**Goal:** Extract, exactly as written, each line from the start of the records below to the line containing "const rows = categories.map((c, i)", both ends included; drop the pictures.

**Provided entries:**
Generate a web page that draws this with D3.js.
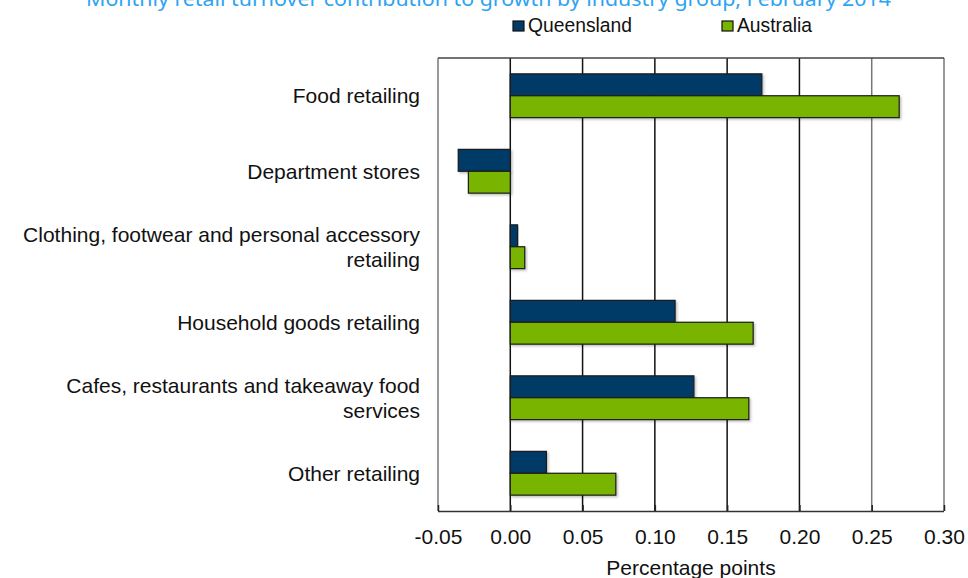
<!DOCTYPE html>
<html>
<head>
<meta charset="utf-8">
<script src="https://cdn.jsdelivr.net/npm/d3@7"></script>
<style>
  body { margin: 0; background: #fff; }
  svg { display: block; font-family: "Liberation Sans", Arial, sans-serif; }
</style>
</head>
<body>
<svg id="chart" width="968" height="578"></svg>
<script>
// data
const categories = [
    "Food retailing",
    "Department stores",
    "Clothing, footwear and personal accessory retailing",
    "Household goods retailing",
    "Cafes, restaurants and takeaway food services",
    "Other retailing"
];
const labelLines = [
    ["Food retailing"],
    ["Department stores"],
    ["Clothing, footwear and personal accessory", "retailing"],
    ["Household goods retailing"],
    ["Cafes, restaurants and takeaway food", "services"],
    ["Other retailing"]
];
const seriesNames = ["Queensland", "Australia"];
const queensland = [0.174, -0.036, 0.005, 0.114, 0.127, 0.025];
const australia = [0.269, -0.029, 0.010, 0.168, 0.165, 0.073];
const tickValues = [-0.05, 0, 0.05, 0.10, 0.15, 0.20, 0.25, 0.30];

const colors = ["#023a68", "#78b400"];
const rows = categories.map((c, i) => ({ cat: c, values: [queensland[i], australia[i]] }));

const svg = d3.select("#chart");
const plotL = 438, plotR = 944, plotT = 58, plotB = 511;
const fs = "21px";

const x = d3.scaleLinear().domain([-0.05, 0.30]).range([plotL, plotR]);
const y = d3.scaleBand().domain(categories).range([plotT, plotB]).paddingInner(0.42).paddingOuter(0.21);
const ySub = d3.scaleBand().domain(seriesNames).range([0, y.bandwidth()]);

// title (cut off at top)
svg.append("text")
    .attr("x", 86).attr("y", 6)
    .attr("textLength", 805)
    .attr("lengthAdjust", "spacingAndGlyphs")
    .attr("fill", "#2ea3f2")
    .style("font-family", "'Noto Sans', sans-serif")
    .style("font-size", "20px")
    .text("Monthly retail turnover contribution to growth by industry group, February 2014");

// legend
const legend = svg.append("g");
[513, 722].forEach((lx, i) => {
    legend.append("rect")
        .attr("x", lx).attr("y", 21).attr("width", 11).attr("height", 10)
        .attr("fill", colors[i]).attr("stroke", "#111").attr("stroke-width", 1.2);
    legend.append("text")
        .attr("x", lx + 15).attr("y", 31.5)
        .style("font-size", "19.3px").attr("fill", "#111")
        .text(seriesNames[i]);
});

// gridlines
svg.append("g").selectAll("line")
    .data(tickValues)
    .enter().append("line")
    .attr("x1", d => x(d)).attr("x2", d => x(d))
    .attr("y1", plotT).attr("y2", plotB)
    .attr("stroke", d => (d >= 0.25 || d < 0) ? "#777" : "#111")
    .attr("stroke-width", 1.5);

// frame top
svg.append("line")
    .attr("x1", plotL).attr("x2", plotR).attr("y1", plotT).attr("y2", plotT)
    .attr("stroke", "#444").attr("stroke-width", 1.5);

// drop shadow
const defs = svg.append("defs");
defs.append("filter").attr("id", "shadow")
    .attr("x", "-10%").attr("y", "-20%").attr("width", "130%").attr("height", "150%")
    .append("feDropShadow")
    .attr("dx", 1.5).attr("dy", 1.5).attr("stdDeviation", 1)
    .attr("flood-color", "#000").attr("flood-opacity", 0.25);

// bars
const groups = svg.append("g").selectAll("g")
    .data(rows)
    .enter().append("g")
    .attr("transform", d => `translate(0,${y(d.cat)})`);

groups.selectAll("rect")
    .data(d => d.values.map((v, i) => ({ v: v, s: seriesNames[i], i: i })))
    .enter().append("rect")
    .attr("x", d => x(Math.min(0, d.v)))
    .attr("width", d => Math.abs(x(d.v) - x(0)))
    .attr("y", d => ySub(d.s))
    .attr("height", ySub.bandwidth())
    .attr("fill", d => colors[d.i])
    .attr("stroke", "#1a1a1a")
    .attr("stroke-width", 1.2)
    .attr("filter", "url(#shadow)");

// x axis
const fmt = d3.format(".2f");
const xAxis = svg.append("g")
    .attr("transform", `translate(0,${plotB})`)
    .call(d3.axisBottom(x).tickValues(tickValues).tickSize(6).tickSizeOuter(0)
        .tickFormat(d => fmt(d).replace("\u2212", "-")));
xAxis.select(".domain").attr("stroke", "#333").attr("stroke-width", 1.5)
    .attr("d", `M${plotL},0.5H${plotR}`);
xAxis.selectAll(".tick line").attr("stroke", "#222").attr("stroke-width", 1.5)
    .attr("y1", -6).attr("y2", 0);
xAxis.selectAll(".tick text")
    .attr("y", 33).attr("dy", null)
    .style("font-size", fs).style("font-family", "'Liberation Sans', Arial, sans-serif")
    .attr("fill", "#111");

svg.append("text")
    .attr("x", (plotL + plotR) / 2).attr("y", 575)
    .attr("text-anchor", "middle")
    .style("font-size", fs).attr("fill", "#111")
    .text("Percentage points");

// category labels
const labels = svg.append("g").selectAll("text")
    .data(rows)
    .enter().append("text")
    .attr("text-anchor", "end")
    .style("font-size", fs).attr("fill", "#111")
    .attr("transform", d => `translate(420,${y(d.cat) + y.bandwidth() / 2})`);

labels.each(function (d, i) {
    const lines = labelLines[i];
    const lh = 25;
    const start = -(lines.length - 1) * lh / 2;
    d3.select(this).selectAll("tspan")
        .data(lines)
        .enter().append("tspan")
        .attr("x", 0)
        .attr("y", (l, j) => start + j * lh)
        .attr("dy", "0.35em")
        .text(l => l);
});
</script>
</body>
</html>
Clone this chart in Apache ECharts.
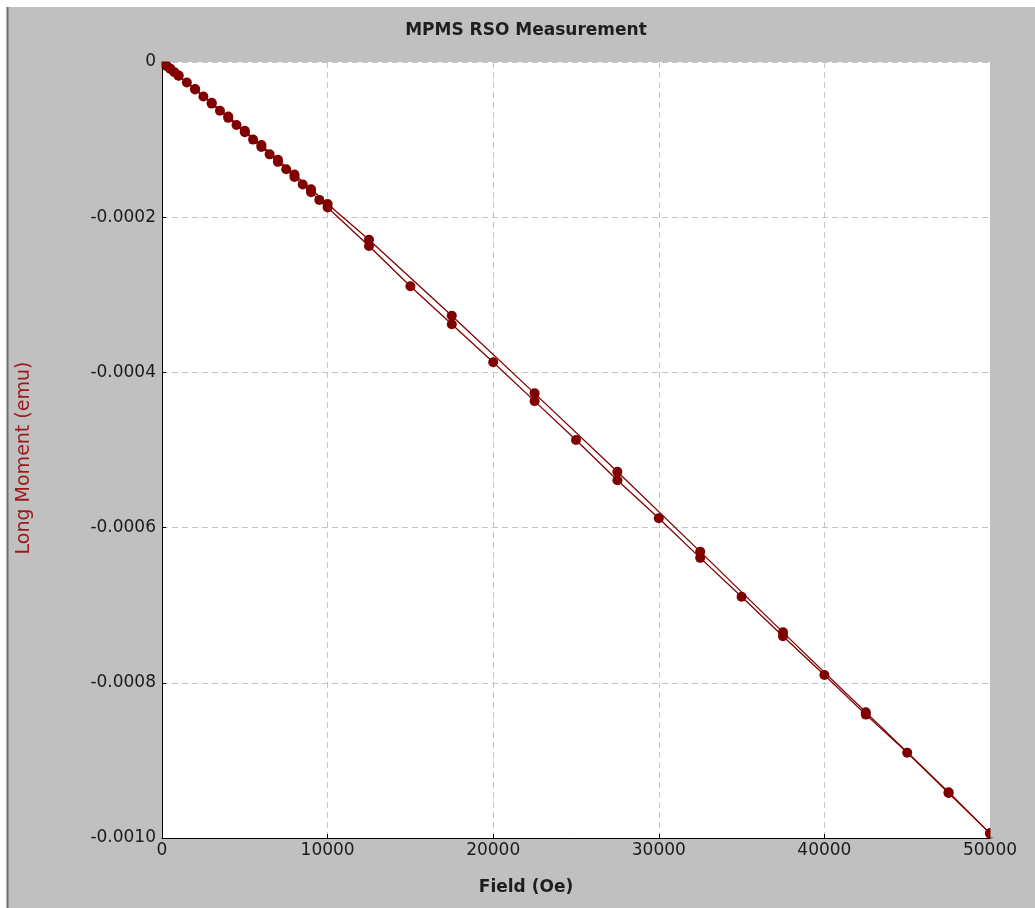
<!DOCTYPE html>
<html>
<head>
<meta charset="utf-8">
<script src="https://cdn.jsdelivr.net/npm/echarts@6/dist/echarts.min.js"></script>
<style>
html,body{margin:0;padding:0;background:#fff;}
#chart{width:1035px;height:908px;}
</style>
</head>
<body>
<div id="chart"></div>
<script>
// Increasing-field sweep (lower branch)
const fieldUp = [0,100,200,300,500,750,1000,1500,2000,2500,3000,3500,4000,4500,5000,5500,6000,6500,7000,7500,8000,8500,9000,9500,10000,
  12500,15000,17500,20000,22500,25000,27500,30000,32500,35000,37500,40000,42500,45000,47500,50000];
const momentUp = [0,-1.8e-6,-3.5e-6,-5.3e-6,-8.8e-6,-1.32e-5,-1.76e-5,-2.65e-5,-3.55e-5,-4.45e-5,-5.36e-5,-6.28e-5,-7.20e-5,-8.13e-5,-9.06e-5,-1.000e-4,-1.095e-4,-1.190e-4,-1.287e-4,-1.383e-4,-1.481e-4,-1.579e-4,-1.677e-4,-1.777e-4,-1.876e-4,
  -2.37e-4,-2.89e-4,-3.38e-4,-3.87e-4,-4.37e-4,-4.87e-4,-5.39e-4,-5.88e-4,-6.39e-4,-6.89e-4,-7.40e-4,-7.90e-4,-8.41e-4,-8.90e-4,-9.42e-4,-9.94e-4];
// Decreasing-field sweep (upper branch)
const fieldDown = [50000,47500,42500,37500,32500,27500,22500,17500,12500,10000,9000,8000,7000,6000,5000,4000,3000,2000,1000,500,0];
const momentDown = [-9.94e-4,-9.41e-4,-8.38e-4,-7.35e-4,-6.31e-4,-5.28e-4,-4.27e-4,-3.27e-4,-2.29e-4,-1.83e-4,-1.64e-4,-1.45e-4,-1.26e-4,-1.07e-4,-8.85e-5,-7.03e-5,-5.24e-5,-3.48e-5,-1.73e-5,-8.7e-6,-2e-7];

const xTicks = {min:0, max:50000, interval:10000};
const yTicks = {min:-0.001, max:0, interval:0.0002};

const titleText = 'MPMS RSO Measurement';
const xName = 'Field (Oe)';
const yName = 'Long Moment (emu)';

const FONT = '"DejaVu Sans", Verdana, sans-serif';
const RED = '#800000';
const BG = '#c0c0c0';

function pairs(xs, ys){ return xs.map((x,i)=>[x, ys[i]]); }

const chart = echarts.init(document.getElementById('chart'), null, {renderer:'canvas'});
chart.setOption({
  animation:false,
  backgroundColor:'#ffffff',
  graphic:[
    {type:'rect', z:-10, shape:{x:8, y:7, width:1027, height:901}, style:{fill:BG}},
    {type:'line', z:-9, shape:{x1:7.5, y1:7, x2:7.5, y2:908}, style:{stroke:'#6f6f6f', lineWidth:2}},
    // cover parts of markers that fall outside the plot area (the reference clips them)
    {type:'rect', z:100, shape:{x:990.5, y:820, width:12, height:17.5}, style:{fill:BG}},
    {type:'rect', z:100, shape:{x:156.5, y:52, width:5, height:17}, style:{fill:BG}},
    {type:'rect', z:100, shape:{x:156.5, y:52, width:24, height:9.5}, style:{fill:BG}},
    {type:'text', x:526, y:31, style:{text:titleText, font:'bold 17px '+FONT, fill:'#1e1e1e', align:'center', verticalAlign:'middle'}},
    {type:'text', x:526, y:888, style:{text:xName, font:'bold 17px '+FONT, fill:'#1e1e1e', align:'center', verticalAlign:'middle'}},
    {type:'text', x:24, y:458, rotation:Math.PI/2, style:{text:yName, font:'19px '+FONT, fill:'#9a1a1a', align:'center', verticalAlign:'middle'}}
  ],
  grid:{left:162, right:45, top:62, bottom:70, show:true, backgroundColor:'#ffffff', borderWidth:0},
  xAxis:{
    type:'value', min:xTicks.min, max:xTicks.max, interval:xTicks.interval,
    axisLine:{show:true, onZero:false, lineStyle:{color:'#000', width:1}},
    axisTick:{show:true, inside:true, length:4, lineStyle:{color:'#000'}},
    axisLabel:{color:'#1a1a1a', fontFamily:FONT, fontSize:17, margin:4, formatter:v=>String(v)},
    splitLine:{show:true, showMinLine:false, showMaxLine:false, lineStyle:{color:'#c4c4c4', type:[6,4], width:1}}
  },
  yAxis:{
    type:'value', min:yTicks.min, max:yTicks.max, interval:yTicks.interval,
    axisLine:{show:true, onZero:false, lineStyle:{color:'#000', width:1}},
    axisTick:{show:true, inside:true, length:4, lineStyle:{color:'#000'}},
    axisLabel:{color:'#1a1a1a', fontFamily:FONT, fontSize:17, margin:6, formatter:v=> Math.abs(v)<1e-12 ? '0' : v.toFixed(4)},
    splitLine:{show:true, showMinLine:false, showMaxLine:true, lineStyle:{color:'#c4c4c4', type:[6,4], width:1}}
  },
  series:[
    {type:'line', name:'up', data:pairs(fieldUp, momentUp), symbol:'circle', symbolSize:10, showAllSymbol:true,
     itemStyle:{color:RED}, lineStyle:{color:RED, width:1.3}, clip:true},
    {type:'line', name:'down', data:pairs(fieldDown, momentDown), symbol:'circle', symbolSize:10, showAllSymbol:true,
     itemStyle:{color:RED}, lineStyle:{color:RED, width:1.3}, clip:true}
  ]
});
</script>
</body>
</html>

**Result:**
Generate a web page that draws this with D3.js.
<!DOCTYPE html>
<html>
<head>
<meta charset="utf-8">
<script src="https://cdn.jsdelivr.net/npm/d3@7"></script>
<style>
  body { margin: 0; background: #fff; }
  svg { display: block; font-family: "Liberation Sans", Arial, sans-serif; }
</style>
</head>
<body>
<svg id="chart" width="968" height="578"></svg>
<script>
// data
const categories = [
    "Food retailing",
    "Department stores",
    "Clothing, footwear and personal accessory retailing",
    "Household goods retailing",
    "Cafes, restaurants and takeaway food services",
    "Other retailing"
];
const labelLines = [
    ["Food retailing"],
    ["Department stores"],
    ["Clothing, footwear and personal accessory", "retailing"],
    ["Household goods retailing"],
    ["Cafes, restaurants and takeaway food", "services"],
    ["Other retailing"]
];
const seriesNames = ["Queensland", "Australia"];
const queensland = [0.174, -0.036, 0.005, 0.114, 0.127, 0.025];
const australia = [0.269, -0.029, 0.010, 0.168, 0.165, 0.073];
const tickValues = [-0.05, 0, 0.05, 0.10, 0.15, 0.20, 0.25, 0.30];

const colors = ["#023a68", "#78b400"];
const rows = categories.map((c, i) => ({ cat: c, values: [queensland[i], australia[i]] }));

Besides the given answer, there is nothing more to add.